*Provided material*.
━━━━

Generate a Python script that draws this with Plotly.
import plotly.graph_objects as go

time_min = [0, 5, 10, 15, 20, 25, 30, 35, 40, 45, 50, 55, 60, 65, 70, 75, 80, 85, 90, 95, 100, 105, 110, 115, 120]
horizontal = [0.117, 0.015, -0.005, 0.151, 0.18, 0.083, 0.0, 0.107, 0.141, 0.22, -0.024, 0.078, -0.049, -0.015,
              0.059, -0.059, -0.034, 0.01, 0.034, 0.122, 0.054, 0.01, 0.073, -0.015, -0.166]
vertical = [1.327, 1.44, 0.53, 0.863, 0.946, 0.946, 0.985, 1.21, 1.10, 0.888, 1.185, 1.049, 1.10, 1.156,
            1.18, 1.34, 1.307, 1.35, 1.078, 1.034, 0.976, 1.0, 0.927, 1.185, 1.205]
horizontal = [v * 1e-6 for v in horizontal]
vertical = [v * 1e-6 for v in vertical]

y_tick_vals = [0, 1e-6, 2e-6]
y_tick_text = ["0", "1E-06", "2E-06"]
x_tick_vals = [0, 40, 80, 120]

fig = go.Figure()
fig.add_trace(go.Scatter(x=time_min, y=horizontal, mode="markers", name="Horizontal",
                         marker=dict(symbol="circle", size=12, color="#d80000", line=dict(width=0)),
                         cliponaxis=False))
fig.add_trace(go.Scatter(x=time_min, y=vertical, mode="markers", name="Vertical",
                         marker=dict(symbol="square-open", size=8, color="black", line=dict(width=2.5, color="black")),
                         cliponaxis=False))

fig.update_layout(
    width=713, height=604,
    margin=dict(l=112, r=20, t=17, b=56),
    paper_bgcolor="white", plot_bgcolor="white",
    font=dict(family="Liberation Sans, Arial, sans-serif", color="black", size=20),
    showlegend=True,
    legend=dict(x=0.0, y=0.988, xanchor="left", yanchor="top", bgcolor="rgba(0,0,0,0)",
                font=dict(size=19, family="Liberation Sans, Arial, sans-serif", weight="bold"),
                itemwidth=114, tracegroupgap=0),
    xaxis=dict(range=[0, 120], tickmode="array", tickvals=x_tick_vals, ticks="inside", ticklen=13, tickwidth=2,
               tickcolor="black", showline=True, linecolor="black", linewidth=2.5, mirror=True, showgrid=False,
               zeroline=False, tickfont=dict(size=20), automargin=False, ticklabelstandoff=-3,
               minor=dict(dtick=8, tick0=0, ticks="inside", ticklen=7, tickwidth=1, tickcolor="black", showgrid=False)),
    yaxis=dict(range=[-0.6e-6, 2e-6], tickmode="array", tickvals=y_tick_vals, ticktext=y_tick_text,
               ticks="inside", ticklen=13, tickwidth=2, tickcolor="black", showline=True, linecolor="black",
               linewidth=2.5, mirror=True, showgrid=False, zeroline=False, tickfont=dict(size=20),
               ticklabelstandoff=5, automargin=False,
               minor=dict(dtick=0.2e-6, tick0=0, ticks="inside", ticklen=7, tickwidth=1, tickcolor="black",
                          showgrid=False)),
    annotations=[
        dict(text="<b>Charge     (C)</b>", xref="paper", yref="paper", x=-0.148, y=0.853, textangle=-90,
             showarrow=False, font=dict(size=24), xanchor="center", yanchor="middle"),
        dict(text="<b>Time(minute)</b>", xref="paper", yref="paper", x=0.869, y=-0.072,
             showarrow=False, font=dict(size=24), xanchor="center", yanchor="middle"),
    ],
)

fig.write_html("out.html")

━━━━

*What to do*. Retype the data exactly as given.

*Exercise answer*.
Generate a Python script that draws this with Plotly.
import plotly.graph_objects as go

time_min = [0, 5, 10, 15, 20, 25, 30, 35, 40, 45, 50, 55, 60, 65, 70, 75, 80, 85, 90, 95, 100, 105, 110, 115, 120]
horizontal = [0.117, 0.015, -0.005, 0.151, 0.18, 0.083, 0.0, 0.107, 0.141, 0.22, -0.024, 0.078, -0.049, -0.015,
              0.059, -0.059, -0.034, 0.01, 0.034, 0.122, 0.054, 0.01, 0.073, -0.015, -0.166]
vertical = [1.327, 1.44, 0.53, 0.863, 0.946, 0.946, 0.985, 1.21, 1.10, 0.888, 1.185, 1.049, 1.10, 1.156,
            1.18, 1.34, 1.307, 1.35, 1.078, 1.034, 0.976, 1.0, 0.927, 1.185, 1.205]
horizontal = [v * 1e-6 for v in horizontal]
vertical = [v * 1e-6 for v in vertical]

y_tick_vals = [0, 1e-6, 2e-6]
y_tick_text = ["0", "1E-06", "2E-06"]
x_tick_vals = [0, 40, 80, 120]

fig = go.Figure()
fig.add_trace(go.Scatter(x=time_min, y=horizontal, mode="markers", name="Horizontal",
                         marker=dict(symbol="circle", size=12, color="#d80000", line=dict(width=0)),
                         cliponaxis=False))
fig.add_trace(go.Scatter(x=time_min, y=vertical, mode="markers", name="Vertical",
                         marker=dict(symbol="square-open", size=8, color="black", line=dict(width=2.5, color="black")),
                         cliponaxis=False))

fig.update_layout(
    width=713, height=604,
    margin=dict(l=112, r=20, t=17, b=56),
    paper_bgcolor="white", plot_bgcolor="white",
    font=dict(family="Liberation Sans, Arial, sans-serif", color="black", size=20),
    showlegend=True,
    legend=dict(x=0.0, y=0.988, xanchor="left", yanchor="top", bgcolor="rgba(0,0,0,0)",
                font=dict(size=19, family="Liberation Sans, Arial, sans-serif", weight="bold"),
                itemwidth=114, tracegroupgap=0),
    xaxis=dict(range=[0, 120], tickmode="array", tickvals=x_tick_vals, ticks="inside", ticklen=13, tickwidth=2,
               tickcolor="black", showline=True, linecolor="black", linewidth=2.5, mirror=True, showgrid=False,
               zeroline=False, tickfont=dict(size=20), automargin=False, ticklabelstandoff=-3,
               minor=dict(dtick=8, tick0=0, ticks="inside", ticklen=7, tickwidth=1, tickcolor="black", showgrid=False)),
    yaxis=dict(range=[-0.6e-6, 2e-6], tickmode="array", tickvals=y_tick_vals, ticktext=y_tick_text,
               ticks="inside", ticklen=13, tickwidth=2, tickcolor="black", showline=True, linecolor="black",
               linewidth=2.5, mirror=True, showgrid=False, zeroline=False, tickfont=dict(size=20),
               ticklabelstandoff=5, automargin=False,
               minor=dict(dtick=0.2e-6, tick0=0, ticks="inside", ticklen=7, tickwidth=1, tickcolor="black",
                          showgrid=False)),
    annotations=[
        dict(text="<b>Charge     (C)</b>", xref="paper", yref="paper", x=-0.148, y=0.853, textangle=-90,
             showarrow=False, font=dict(size=24), xanchor="center", yanchor="middle"),
        dict(text="<b>Time(minute)</b>", xref="paper", yref="paper", x=0.869, y=-0.072,
             showarrow=False, font=dict(size=24), xanchor="center", yanchor="middle"),
    ],
)

fig.write_html("out.html")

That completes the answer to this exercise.